Every line in the listing is to be echoed verbatim.

Start

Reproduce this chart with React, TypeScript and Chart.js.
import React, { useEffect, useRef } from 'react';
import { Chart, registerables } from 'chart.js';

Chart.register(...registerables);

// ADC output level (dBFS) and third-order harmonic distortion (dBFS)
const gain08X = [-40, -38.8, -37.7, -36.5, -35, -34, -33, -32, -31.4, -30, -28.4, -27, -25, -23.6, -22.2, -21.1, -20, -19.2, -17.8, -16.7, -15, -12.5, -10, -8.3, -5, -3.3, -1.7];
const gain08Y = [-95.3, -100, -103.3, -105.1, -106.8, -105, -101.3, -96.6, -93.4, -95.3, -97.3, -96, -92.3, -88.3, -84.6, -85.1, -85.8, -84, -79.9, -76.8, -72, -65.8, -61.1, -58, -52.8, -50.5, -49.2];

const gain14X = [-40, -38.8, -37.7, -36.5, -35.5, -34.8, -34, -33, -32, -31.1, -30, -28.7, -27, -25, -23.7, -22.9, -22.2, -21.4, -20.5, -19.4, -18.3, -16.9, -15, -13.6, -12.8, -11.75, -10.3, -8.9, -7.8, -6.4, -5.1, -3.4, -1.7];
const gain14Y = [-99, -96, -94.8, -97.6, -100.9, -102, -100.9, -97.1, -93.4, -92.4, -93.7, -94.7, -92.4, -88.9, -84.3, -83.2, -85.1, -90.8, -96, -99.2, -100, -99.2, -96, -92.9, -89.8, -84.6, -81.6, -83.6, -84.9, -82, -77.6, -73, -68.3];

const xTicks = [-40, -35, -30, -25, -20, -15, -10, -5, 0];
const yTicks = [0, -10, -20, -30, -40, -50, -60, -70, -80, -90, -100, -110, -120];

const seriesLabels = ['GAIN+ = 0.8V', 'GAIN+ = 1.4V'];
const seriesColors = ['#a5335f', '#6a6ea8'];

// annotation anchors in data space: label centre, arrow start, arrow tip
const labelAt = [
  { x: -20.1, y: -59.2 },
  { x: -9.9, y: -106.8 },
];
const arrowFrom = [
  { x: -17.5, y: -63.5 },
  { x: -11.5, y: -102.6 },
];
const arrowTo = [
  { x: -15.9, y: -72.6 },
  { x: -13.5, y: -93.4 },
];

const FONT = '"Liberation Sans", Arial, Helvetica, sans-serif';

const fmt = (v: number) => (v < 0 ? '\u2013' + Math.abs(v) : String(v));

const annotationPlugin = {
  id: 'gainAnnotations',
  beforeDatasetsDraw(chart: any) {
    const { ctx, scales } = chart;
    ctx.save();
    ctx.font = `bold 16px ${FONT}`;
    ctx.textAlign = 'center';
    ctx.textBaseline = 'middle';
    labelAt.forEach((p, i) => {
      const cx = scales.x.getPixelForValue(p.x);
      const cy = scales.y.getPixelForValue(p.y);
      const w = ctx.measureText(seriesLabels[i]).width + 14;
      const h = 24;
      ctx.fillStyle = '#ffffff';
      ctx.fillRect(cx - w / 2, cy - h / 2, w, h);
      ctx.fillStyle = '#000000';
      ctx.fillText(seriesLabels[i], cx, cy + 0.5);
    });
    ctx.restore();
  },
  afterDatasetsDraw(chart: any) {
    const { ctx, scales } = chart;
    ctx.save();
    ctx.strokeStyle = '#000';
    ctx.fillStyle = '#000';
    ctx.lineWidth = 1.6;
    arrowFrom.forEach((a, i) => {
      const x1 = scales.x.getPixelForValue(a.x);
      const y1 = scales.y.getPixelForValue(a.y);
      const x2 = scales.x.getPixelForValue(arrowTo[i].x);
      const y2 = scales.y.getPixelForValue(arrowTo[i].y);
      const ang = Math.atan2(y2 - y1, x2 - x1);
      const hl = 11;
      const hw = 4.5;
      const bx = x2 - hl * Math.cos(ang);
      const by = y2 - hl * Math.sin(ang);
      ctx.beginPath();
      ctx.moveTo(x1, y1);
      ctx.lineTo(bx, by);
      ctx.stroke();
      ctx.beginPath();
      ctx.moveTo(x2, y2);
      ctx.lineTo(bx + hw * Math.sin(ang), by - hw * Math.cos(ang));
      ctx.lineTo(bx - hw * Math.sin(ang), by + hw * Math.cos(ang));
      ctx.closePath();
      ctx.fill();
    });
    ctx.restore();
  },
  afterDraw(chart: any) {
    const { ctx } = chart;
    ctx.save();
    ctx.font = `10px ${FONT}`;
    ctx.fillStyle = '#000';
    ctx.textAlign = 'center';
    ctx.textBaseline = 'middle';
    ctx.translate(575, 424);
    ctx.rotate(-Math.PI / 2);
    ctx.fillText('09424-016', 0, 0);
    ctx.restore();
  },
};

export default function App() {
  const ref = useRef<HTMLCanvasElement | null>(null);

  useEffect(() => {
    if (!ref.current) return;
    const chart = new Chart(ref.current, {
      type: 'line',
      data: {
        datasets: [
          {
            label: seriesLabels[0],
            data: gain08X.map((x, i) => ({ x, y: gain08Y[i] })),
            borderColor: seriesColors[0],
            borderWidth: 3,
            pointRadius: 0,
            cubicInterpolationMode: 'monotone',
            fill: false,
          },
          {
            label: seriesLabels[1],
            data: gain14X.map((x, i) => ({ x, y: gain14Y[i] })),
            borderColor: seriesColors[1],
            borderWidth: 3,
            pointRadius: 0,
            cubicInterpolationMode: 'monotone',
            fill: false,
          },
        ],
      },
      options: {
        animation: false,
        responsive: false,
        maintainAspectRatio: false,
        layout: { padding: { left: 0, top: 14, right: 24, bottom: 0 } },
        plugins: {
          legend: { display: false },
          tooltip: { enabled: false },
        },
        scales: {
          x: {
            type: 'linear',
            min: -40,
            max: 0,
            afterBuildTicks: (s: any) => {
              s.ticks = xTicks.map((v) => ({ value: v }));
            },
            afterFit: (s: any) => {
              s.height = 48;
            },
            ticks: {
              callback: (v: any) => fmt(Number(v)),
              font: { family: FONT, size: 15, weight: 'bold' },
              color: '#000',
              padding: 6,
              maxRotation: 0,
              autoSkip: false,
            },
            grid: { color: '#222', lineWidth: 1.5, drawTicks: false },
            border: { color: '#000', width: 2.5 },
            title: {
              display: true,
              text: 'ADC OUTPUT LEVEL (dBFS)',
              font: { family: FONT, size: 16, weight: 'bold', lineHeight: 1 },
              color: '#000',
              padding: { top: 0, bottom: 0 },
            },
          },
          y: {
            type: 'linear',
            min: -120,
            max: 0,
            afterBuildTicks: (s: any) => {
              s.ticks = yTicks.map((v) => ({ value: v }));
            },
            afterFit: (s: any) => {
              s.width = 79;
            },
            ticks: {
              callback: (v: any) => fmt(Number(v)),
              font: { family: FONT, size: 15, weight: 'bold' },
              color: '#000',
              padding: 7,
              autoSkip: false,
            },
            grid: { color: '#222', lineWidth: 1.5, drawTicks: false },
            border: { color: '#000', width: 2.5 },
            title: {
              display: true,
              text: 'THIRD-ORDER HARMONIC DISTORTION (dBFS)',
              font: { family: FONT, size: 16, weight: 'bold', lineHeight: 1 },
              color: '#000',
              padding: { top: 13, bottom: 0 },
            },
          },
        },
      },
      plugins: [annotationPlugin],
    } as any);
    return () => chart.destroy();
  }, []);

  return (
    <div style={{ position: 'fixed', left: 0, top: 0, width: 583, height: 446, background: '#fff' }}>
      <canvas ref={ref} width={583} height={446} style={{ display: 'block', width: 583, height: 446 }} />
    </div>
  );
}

End

> [Solved exercise]:
Reproduce this chart with React, TypeScript and Chart.js.
import React, { useEffect, useRef } from 'react';
import { Chart, registerables } from 'chart.js';

Chart.register(...registerables);

// ADC output level (dBFS) and third-order harmonic distortion (dBFS)
const gain08X = [-40, -38.8, -37.7, -36.5, -35, -34, -33, -32, -31.4, -30, -28.4, -27, -25, -23.6, -22.2, -21.1, -20, -19.2, -17.8, -16.7, -15, -12.5, -10, -8.3, -5, -3.3, -1.7];
const gain08Y = [-95.3, -100, -103.3, -105.1, -106.8, -105, -101.3, -96.6, -93.4, -95.3, -97.3, -96, -92.3, -88.3, -84.6, -85.1, -85.8, -84, -79.9, -76.8, -72, -65.8, -61.1, -58, -52.8, -50.5, -49.2];

const gain14X = [-40, -38.8, -37.7, -36.5, -35.5, -34.8, -34, -33, -32, -31.1, -30, -28.7, -27, -25, -23.7, -22.9, -22.2, -21.4, -20.5, -19.4, -18.3, -16.9, -15, -13.6, -12.8, -11.75, -10.3, -8.9, -7.8, -6.4, -5.1, -3.4, -1.7];
const gain14Y = [-99, -96, -94.8, -97.6, -100.9, -102, -100.9, -97.1, -93.4, -92.4, -93.7, -94.7, -92.4, -88.9, -84.3, -83.2, -85.1, -90.8, -96, -99.2, -100, -99.2, -96, -92.9, -89.8, -84.6, -81.6, -83.6, -84.9, -82, -77.6, -73, -68.3];

const xTicks = [-40, -35, -30, -25, -20, -15, -10, -5, 0];
const yTicks = [0, -10, -20, -30, -40, -50, -60, -70, -80, -90, -100, -110, -120];

const seriesLabels = ['GAIN+ = 0.8V', 'GAIN+ = 1.4V'];
const seriesColors = ['#a5335f', '#6a6ea8'];

// annotation anchors in data space: label centre, arrow start, arrow tip
const labelAt = [
  { x: -20.1, y: -59.2 },
  { x: -9.9, y: -106.8 },
];
const arrowFrom = [
  { x: -17.5, y: -63.5 },
  { x: -11.5, y: -102.6 },
];
const arrowTo = [
  { x: -15.9, y: -72.6 },
  { x: -13.5, y: -93.4 },
];

const FONT = '"Liberation Sans", Arial, Helvetica, sans-serif';

const fmt = (v: number) => (v < 0 ? '\u2013' + Math.abs(v) : String(v));

const annotationPlugin = {
  id: 'gainAnnotations',
  beforeDatasetsDraw(chart: any) {
    const { ctx, scales } = chart;
    ctx.save();
    ctx.font = `bold 16px ${FONT}`;
    ctx.textAlign = 'center';
    ctx.textBaseline = 'middle';
    labelAt.forEach((p, i) => {
      const cx = scales.x.getPixelForValue(p.x);
      const cy = scales.y.getPixelForValue(p.y);
      const w = ctx.measureText(seriesLabels[i]).width + 14;
      const h = 24;
      ctx.fillStyle = '#ffffff';
      ctx.fillRect(cx - w / 2, cy - h / 2, w, h);
      ctx.fillStyle = '#000000';
      ctx.fillText(seriesLabels[i], cx, cy + 0.5);
    });
    ctx.restore();
  },
  afterDatasetsDraw(chart: any) {
    const { ctx, scales } = chart;
    ctx.save();
    ctx.strokeStyle = '#000';
    ctx.fillStyle = '#000';
    ctx.lineWidth = 1.6;
    arrowFrom.forEach((a, i) => {
      const x1 = scales.x.getPixelForValue(a.x);
      const y1 = scales.y.getPixelForValue(a.y);
      const x2 = scales.x.getPixelForValue(arrowTo[i].x);
      const y2 = scales.y.getPixelForValue(arrowTo[i].y);
      const ang = Math.atan2(y2 - y1, x2 - x1);
      const hl = 11;
      const hw = 4.5;
      const bx = x2 - hl * Math.cos(ang);
      const by = y2 - hl * Math.sin(ang);
      ctx.beginPath();
      ctx.moveTo(x1, y1);
      ctx.lineTo(bx, by);
      ctx.stroke();
      ctx.beginPath();
      ctx.moveTo(x2, y2);
      ctx.lineTo(bx + hw * Math.sin(ang), by - hw * Math.cos(ang));
      ctx.lineTo(bx - hw * Math.sin(ang), by + hw * Math.cos(ang));
      ctx.closePath();
      ctx.fill();
    });
    ctx.restore();
  },
  afterDraw(chart: any) {
    const { ctx } = chart;
    ctx.save();
    ctx.font = `10px ${FONT}`;
    ctx.fillStyle = '#000';
    ctx.textAlign = 'center';
    ctx.textBaseline = 'middle';
    ctx.translate(575, 424);
    ctx.rotate(-Math.PI / 2);
    ctx.fillText('09424-016', 0, 0);
    ctx.restore();
  },
};

export default function App() {
  const ref = useRef<HTMLCanvasElement | null>(null);

  useEffect(() => {
    if (!ref.current) return;
    const chart = new Chart(ref.current, {
      type: 'line',
      data: {
        datasets: [
          {
            label: seriesLabels[0],
            data: gain08X.map((x, i) => ({ x, y: gain08Y[i] })),
            borderColor: seriesColors[0],
            borderWidth: 3,
            pointRadius: 0,
            cubicInterpolationMode: 'monotone',
            fill: false,
          },
          {
            label: seriesLabels[1],
            data: gain14X.map((x, i) => ({ x, y: gain14Y[i] })),
            borderColor: seriesColors[1],
            borderWidth: 3,
            pointRadius: 0,
            cubicInterpolationMode: 'monotone',
            fill: false,
          },
        ],
      },
      options: {
        animation: false,
        responsive: false,
        maintainAspectRatio: false,
        layout: { padding: { left: 0, top: 14, right: 24, bottom: 0 } },
        plugins: {
          legend: { display: false },
          tooltip: { enabled: false },
        },
        scales: {
          x: {
            type: 'linear',
            min: -40,
            max: 0,
            afterBuildTicks: (s: any) => {
              s.ticks = xTicks.map((v) => ({ value: v }));
            },
            afterFit: (s: any) => {
              s.height = 48;
            },
            ticks: {
              callback: (v: any) => fmt(Number(v)),
              font: { family: FONT, size: 15, weight: 'bold' },
              color: '#000',
              padding: 6,
              maxRotation: 0,
              autoSkip: false,
            },
            grid: { color: '#222', lineWidth: 1.5, drawTicks: false },
            border: { color: '#000', width: 2.5 },
            title: {
              display: true,
              text: 'ADC OUTPUT LEVEL (dBFS)',
              font: { family: FONT, size: 16, weight: 'bold', lineHeight: 1 },
              color: '#000',
              padding: { top: 0, bottom: 0 },
            },
          },
          y: {
            type: 'linear',
            min: -120,
            max: 0,
            afterBuildTicks: (s: any) => {
              s.ticks = yTicks.map((v) => ({ value: v }));
            },
            afterFit: (s: any) => {
              s.width = 79;
            },
            ticks: {
              callback: (v: any) => fmt(Number(v)),
              font: { family: FONT, size: 15, weight: 'bold' },
              color: '#000',
              padding: 7,
              autoSkip: false,
            },
            grid: { color: '#222', lineWidth: 1.5, drawTicks: false },
            border: { color: '#000', width: 2.5 },
            title: {
              display: true,
              text: 'THIRD-ORDER HARMONIC DISTORTION (dBFS)',
              font: { family: FONT, size: 16, weight: 'bold', lineHeight: 1 },
              color: '#000',
              padding: { top: 13, bottom: 0 },
            },
          },
        },
      },
      plugins: [annotationPlugin],
    } as any);
    return () => chart.destroy();
  }, []);

  return (
    <div style={{ position: 'fixed', left: 0, top: 0, width: 583, height: 446, background: '#fff' }}>
      <canvas ref={ref} width={583} height={446} style={{ display: 'block', width: 583, height: 446 }} />
    </div>
  );
}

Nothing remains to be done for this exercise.